È ormai del tutto evidente che occorre trovare una soluzione al problema del precariato nella scuola. Ma la discussione tutta incentrata sulle graduatorie è di per sé fuorviante.
La scuola, il reclutamento del personale non possono trasformarsi in una sorta di “graduatorificio” permanente, che genera ed amplifica ansie, tensioni ormai oltre ogni misura tollerabile in tante persone alle prese con punteggi da aggiornare, ricorsi e controricorsi, code presso gli uffici scolastici provinciali, attese in pieno agosto per una nomina che ogni anno termina ad agosto, per ripresentarsi a settembre, e soprattutto con una grande incertezza. Si tratta di migliaia di insegnanti e personale amministrativo, tecnico ed ausiliario, che con il loro lavoro consentono il funzionamento della scuola. C’è una sorta di tassa aggiuntiva per i precari che fanno ricorso a master on line, studi legali, spostamenti di residenza.

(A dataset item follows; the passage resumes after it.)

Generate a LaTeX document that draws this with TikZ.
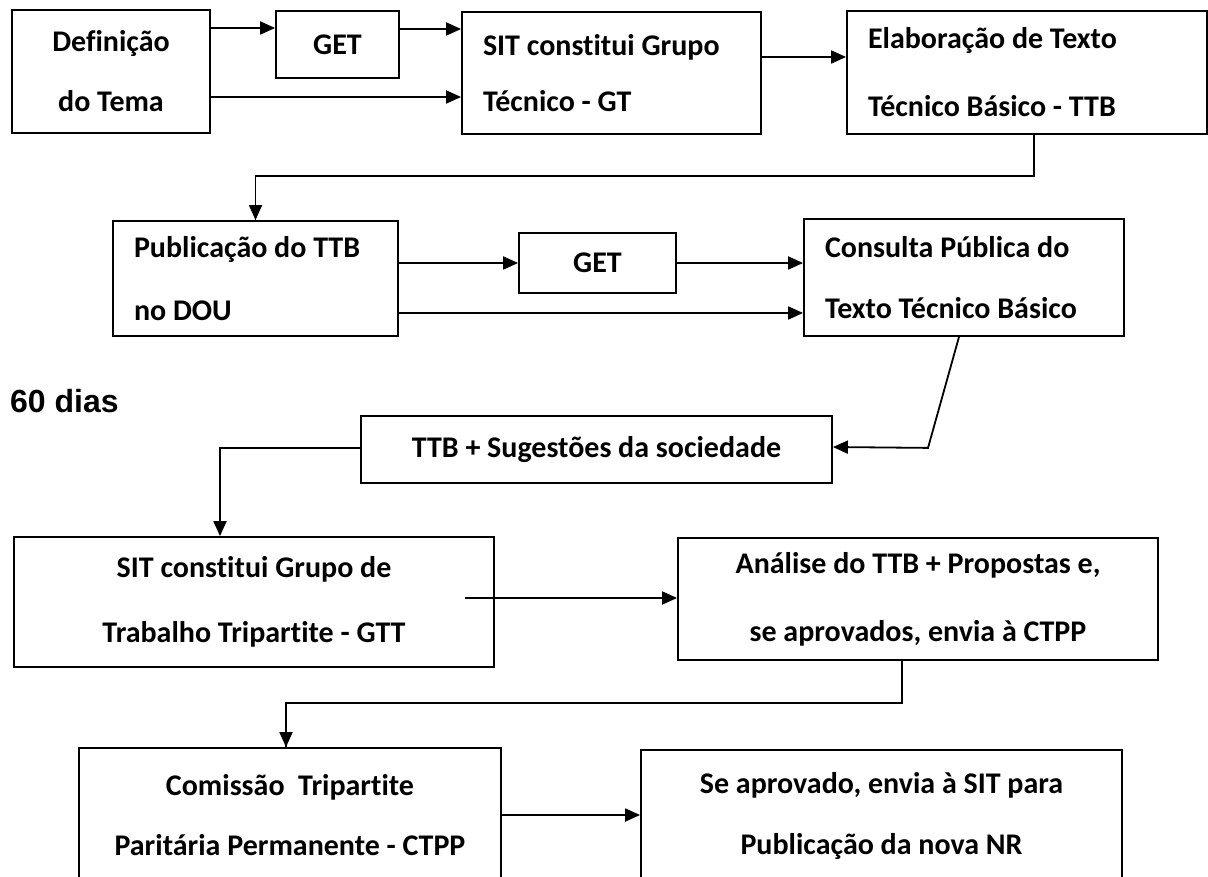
\documentclass[tikz,border=0pt]{standalone}
\usepackage{fontspec}
\setmainfont{Carlito}[Ligatures=NoCommon]
\newfontfamily\arialfont{Liberation Sans}
\usetikzlibrary{arrows.meta,positioning}

\tikzset{
  stage/.style={draw, line width=1.8pt, align=center, inner sep=0pt,
    font=\bfseries\fontsize{30}{34}\selectfont},
  stageleft/.style={stage, align=flush left, inner xsep=21pt},
  flow/.style={line width=1.8pt, -{Triangle[length=15pt,width=13pt]}},
  elbow/.style={line width=1.3pt}
}

\begin{document}
\begin{tikzpicture}[x=1pt,y=-1pt]
\useasboundingbox (0,0) rectangle (1208,877);
\clip (0,0) rectangle (1208,877);

% first row
\node[stage, minimum width=198pt, minimum height=123pt] (tema) at (111,71.5) {Definição\\[26pt]do Tema};
\node[stage, minimum width=123pt, minimum height=67pt] (get1) at (337.5,44.5) {GET};
\node[stageleft, text width=257pt, minimum height=122pt] (sitgt) at (611.5,73) {SIT constitui Grupo\\[22pt]Técnico - GT};
\node[stageleft, text width=318pt, minimum height=123pt] (texto) at (1027,72.5) {Elaboração de Texto\\[34pt]Técnico Básico - TTB};

% second row
\node[stageleft, text width=243pt, minimum height=115pt] (publica) at (255.5,278.5) {Publicação do TTB\\[29pt]no DOU};
\node[stage, minimum width=157pt, minimum height=60pt] (get2) at (597.5,263) {GET};
\node[stageleft, text width=278pt, minimum height=117pt] (consulta) at (964,277.5) {Consulta Pública do\\[27pt]Texto Técnico Básico};

\node[anchor=base west, inner sep=0pt, font=\arialfont\bfseries\fontsize{32}{38}\selectfont] (prazo) at (10,412) {60 dias};
\node[stage, minimum width=471pt, minimum height=67pt] (sugest) at (596.5,449.5) {TTB + Sugestões da sociedade};

% third row
\node[stage, minimum width=480pt, minimum height=130pt] (gtt) at (254,602) {SIT constitui Grupo de\\[31pt]Trabalho Tripartite - GTT};
\node[stage, minimum width=480pt, minimum height=122pt] (analise) at (918,599) {Análise do TTB + Propostas e,\\[34pt]se aprovados, envia à CTPP};

% last row, cut at the bottom
\node[stage, minimum width=422pt, minimum height=134pt] (ctpp) at (290,815) {Comissão\ \ Tripartite\\[26pt]Paritária Permanente - CTPP};
\node[stage, minimum width=481pt, minimum height=132pt] (novanr) at (881.5,816) {Se aprovado, envia à SIT para\\[27pt]Publicação da nova NR};

% connectors
\draw[flow] ([yshift=43.5pt]tema.east) -- ([yshift=16.5pt]get1.west);
\draw[flow] ([yshift=15.5pt]get1.east) -- ([yshift=44pt]sitgt.west);
\draw[flow] ([yshift=-25.5pt]tema.east) -- ([yshift=-24pt]sitgt.west);
\draw[flow] ([yshift=16pt]sitgt.east) -- ([yshift=15.5pt]texto.west);
\draw[elbow] ([xshift=7pt]texto.south) -- ++(0,41) -| (publica.north);
\draw[flow] (publica.north) ++(0,-1) -- (publica.north);

\draw[flow] (publica.east |- get2.west) -- (get2.west);
\draw[flow] (get2.east) -- (get2.east -| consulta.west);
\draw[flow] ([yshift=-34.5pt]publica.east) -- ([yshift=-35.5pt]consulta.west);
\draw[flow] ([xshift=-5pt]consulta.south) -- ++(-31,111) -- ([yshift=2.5pt]sugest.east);
\draw[flow] ([yshift=1.5pt]sugest.west) -| ([xshift=-34pt]gtt.north);

\draw[flow] ([xshift=-30pt,yshift=4pt]gtt.east) -- ([yshift=1pt]analise.west);
\draw[elbow] ([xshift=-16pt]analise.south) -- ++(0,42) -| ([xshift=-4pt]ctpp.north);
\draw[flow] ([xshift=-4pt]ctpp.north) ++(0,-1) -- ([xshift=-4pt]ctpp.north);
\draw[flow] (ctpp.east) -- (ctpp.east -| novanr.west);
\end{tikzpicture}
\end{document}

Il nostro punto di vista è quello di un sindacato, la Uil, impegnato per porre fine a tutto questo, nel pieno rispetto delle aspettative e del riconoscimento del lavoro, del tutto legittimi. Sicuramente non è cosa facile, ma può aiutare il non ripercorrere gli errori commessi da chi ha avuto responsabilità politica nelle decisioni assunte. Proviamo a rispondere a poche semplici domande.
1. Da quanto tempo non vengono banditi concorsi per il reclutamento?

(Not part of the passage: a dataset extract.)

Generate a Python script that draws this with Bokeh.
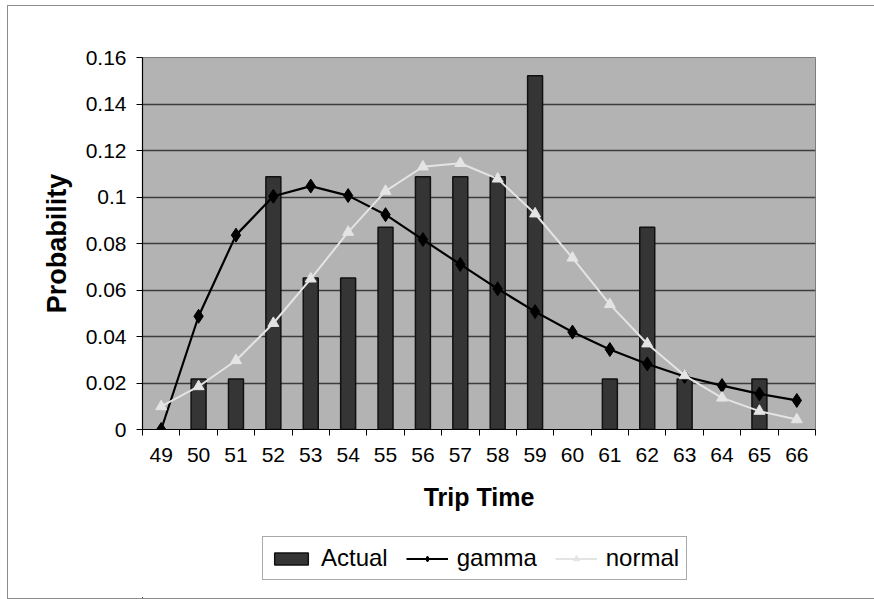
from bokeh.plotting import figure
from bokeh.layouts import column
from bokeh.models import Range1d, FixedTicker, CustomJSTickFormatter, Legend, LegendItem
from bokeh.embed import file_html
from bokeh.resources import INLINE

# Trip time categories (minutes) and the three probability series
trip_time = [49, 50, 51, 52, 53, 54, 55, 56, 57, 58, 59, 60, 61, 62, 63, 64, 65, 66]
actual = [0, 0.0217, 0.0217, 0.1087, 0.0652, 0.0652, 0.0870, 0.1087, 0.1087,
          0.1087, 0.1522, 0, 0.0217, 0.0870, 0.0217, 0, 0.0217, 0]
gamma = [0, 0.0487, 0.0836, 0.1003, 0.1047, 0.1006, 0.0924, 0.0817, 0.0710,
         0.0605, 0.0507, 0.0419, 0.0344, 0.0282, 0.0228, 0.0189, 0.0153, 0.0125]
normal = [0.0099, 0.0185, 0.0297, 0.0457, 0.0648, 0.0849, 0.1025, 0.1130, 0.1145,
          0.1078, 0.0928, 0.0738, 0.0538, 0.0369, 0.0232, 0.0136, 0.0079, 0.0043]
y_ticks = [0, 0.02, 0.04, 0.06, 0.08, 0.1, 0.12, 0.14, 0.16]
series_names = ["Actual", "gamma", "normal"]

FONT = "Liberation Sans"
BAR_FILL, BAR_LINE = "#353535", "#111111"
NORMAL_COLOR = "#e4e4e4"


def draw_series(fig, gamma_size, normal_size):
    """Draw bars and the two fitted curves; returns the renderers per series."""
    bar_x = [t for t, v in zip(trip_time, actual) if v > 0]
    bar_top = [v for v in actual if v > 0]
    r_bar = fig.vbar(x=bar_x, top=bar_top, width=0.4,
                     fill_color=BAR_FILL, line_color=BAR_LINE, line_width=1.5)
    r_gl = fig.line(trip_time, gamma, line_color="black", line_width=2.2)
    r_gp = fig.scatter(trip_time, gamma, marker="diamond", size=gamma_size,
                       fill_color="black", line_color="black")
    r_nl = fig.line(trip_time, normal, line_color=NORMAL_COLOR, line_width=2)
    r_np = fig.scatter(trip_time, normal, marker="triangle", size=normal_size,
                       fill_color=NORMAL_COLOR, line_color=NORMAL_COLOR)
    return [r_bar], [r_gl, r_gp], [r_nl, r_np]


p = figure(width=866, height=524,
           x_range=Range1d(trip_time[0] - 0.5, trip_time[-1] + 0.5),
           y_range=Range1d(y_ticks[0], y_ticks[-1]),
           output_backend="svg", toolbar_location=None,
           min_border_left=134, min_border_right=59,
           min_border_top=51, min_border_bottom=101)

p.background_fill_color = "#b3b3b3"
p.border_fill_color = "white"
p.outline_line_color = "#7d7d7d"
p.outline_line_width = 1

# horizontal gridlines only
p.xgrid.visible = False
p.ygrid.ticker = FixedTicker(ticks=y_ticks)
p.ygrid.grid_line_color = "#3c3c3c"
p.ygrid.grid_line_width = 1.3

# y axis
p.yaxis.ticker = FixedTicker(ticks=y_ticks)
p.yaxis.formatter = CustomJSTickFormatter(code="return String(parseFloat(tick.toFixed(2)));")
p.yaxis.axis_label = "Probability"
p.yaxis.axis_label_text_font = FONT
p.yaxis.axis_label_text_font_style = "bold"
p.yaxis.axis_label_text_font_size = "27px"
p.yaxis.axis_label_standoff = 11
p.yaxis.major_label_text_font = FONT
p.yaxis.major_label_text_font_size = "21px"
p.yaxis.major_label_standoff = 10
p.yaxis.major_tick_out = 6
p.yaxis.major_tick_in = 0
p.yaxis.minor_tick_line_color = None

# x axis: labels at the categories, tick marks between them
p.xaxis.ticker = FixedTicker(ticks=trip_time,
                             minor_ticks=[t - 0.5 for t in trip_time] + [trip_time[-1] + 0.5])
p.xaxis.axis_label = "Trip Time"
p.xaxis.axis_label_text_font = FONT
p.xaxis.axis_label_text_font_style = "bold"
p.xaxis.axis_label_text_font_size = "25px"
p.xaxis.axis_label_standoff = 18
p.xaxis.major_label_text_font = FONT
p.xaxis.major_label_text_font_size = "21px"
p.xaxis.major_label_standoff = 12
p.xaxis.major_tick_line_color = None
p.xaxis.minor_tick_out = 6
p.xaxis.minor_tick_in = 0
p.xaxis.minor_tick_line_color = "black"

for ax in (p.xaxis, p.yaxis):
    ax.axis_line_color = "black"
    ax.axis_line_width = 1.2
    ax.major_label_text_color = "black"
    ax.axis_label_text_color = "black"

draw_series(p, 14, 11)

# legend strip below the chart; its series sit far outside its (empty) view range
leg_fig = figure(width=866, height=68,
                 x_range=Range1d(1000, 1001), y_range=Range1d(1000, 1001),
                 output_backend="svg", toolbar_location=None,
                 x_axis_location=None, y_axis_location=None,
                 min_border_left=134, min_border_right=59,
                 min_border_top=0, min_border_bottom=0)
leg_fig.grid.visible = False
leg_fig.outline_line_color = None
leg_fig.background_fill_color = "white"
leg_fig.border_fill_color = "white"

bar_r, gamma_r, normal_r = draw_series(leg_fig, 10, 9)

legend = Legend(items=[LegendItem(label=series_names[0], renderers=bar_r),
                       LegendItem(label=series_names[1], renderers=gamma_r),
                       LegendItem(label=series_names[2], renderers=normal_r)],
                orientation="horizontal", location=(120, 18))
legend.label_text_font = FONT
legend.label_text_font_size = "24px"
legend.label_text_color = "black"
legend.glyph_width = 42
legend.glyph_height = 15
legend.label_standoff = 9
legend.spacing = 18
legend.padding = 7
legend.margin = 0
legend.border_line_color = "#555555"
legend.border_line_width = 1
legend.background_fill_color = "white"
legend.background_fill_alpha = 1
leg_fig.add_layout(legend, "center")

page = column(p, leg_fig, spacing=0, margin=(5, 0, 0, 7),
              styles={"border-left": "1px solid #8c8c8c",
                      "border-top": "1px solid #8c8c8c",
                      "border-bottom": "1px solid #8c8c8c"})

open("out.html", "w").write(file_html(page, INLINE))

2. Chi ha assicurato, da precario, la copertura dei posti, per mancanza dei bandi, può essere “messo da parte”?
3. Quanto tempo è passato dal blocco delle SISS, senza aver attivato nessun percorso di formazione iniziale legato alla disponibilità dei posti e non foriero di aspettative troppo lunghe?
4. Perché non si sono stabilizzati contemporaneamente organici ed incarichi a tempo indeterminato, o pluriennali?



Tutto è andato nella direzione dell’instabilità. Occorre al contrario ricondurre l’insieme delle scelte ai principi di continuità e stabilità nell’attività didattica e nel lavoro.
Ci sono delle cose che andrebbero fatte subito, nel nome della continuità e della stabilità.

1. Immissioni in ruolo su tutti i posti vacanti in organico di diritto.
2. Concorsi per quelle discipline e in quelle province dove sono esaurite le graduatorie.
3. Legare il decreto sulla formazione iniziale a quello sul reclutamento, in coerenza con interventi legislativi più ampi.
4. Stabilizzare gli organici (pluriennali) e favorire stabilità con incarichi pluriennali (in fase di organico di fatto).
5. Prevedere nella fase transitoria della formazione iniziale e del reclutamento una riserva per chi ha assicurato con 360 giorni di servizio il funzionamento.
6. Stabilizzare le graduatorie.
7. Garantire la continuità per 3 o 5 anni, evitando ogni anno la ridefinizione dell’organico.



Come si vede, ciò che serve è un’autorevolezza politica di governo del sistema in grado di avere una coerenza di riferimento e di prendere decisioni su aspetti che vanno gestiti nel loro insieme; in sostanza, una vera politica scolastica anche nella gestione del personale.
Noi siamo impegnati per fare delle immissioni in ruolo una sorta di “apripista” per affrontare e risolvere il problema in via strutturale.
È fuorviante ipotizzare decisioni nord-contro-sud e viceversa. L’incertezza grava su tutto il territorio nazionale, con punte più “calde” dove la disponibilità di posti è maggiore e, per aspetti diversi, dove la carenza di lavoro è pressante; come è davvero fuori luogo pensare al precariato come terreno di scontro politico.
Sulla scuola servirebbe un’intesa che prefiguri tempi che vadano oltre la legislatura. Ora sul precariato, sulle immissioni in ruolo, c’è tutta una diretta responsabilità dell’attuale Governo che può determinare un’inversione di tendenza.
Sulla gestione dei decreti attuativi, il ministro dovrebbe aprire un confronto con i sindacati: è possibile individuare soluzioni di buon senso, equilibrate e rispettose delle norme. Sicuramente far decidere, in un clima di incertezze, confusione, agli studi legali, ai tribunali, alle pressioni particolari di natura politica, non solo non aiuta a risolvere ma amplifica gli effetti negativi del problema sociale.
La politica del giorno per giorno non aiuta. Il processo di modernizzazione della scuola richiede di puntare sul valore aggiunto della qualità e dell’impegno degli insegnanti. Precariato, incertezze, tagli lineari rappresentano il contrario di tale esigenza.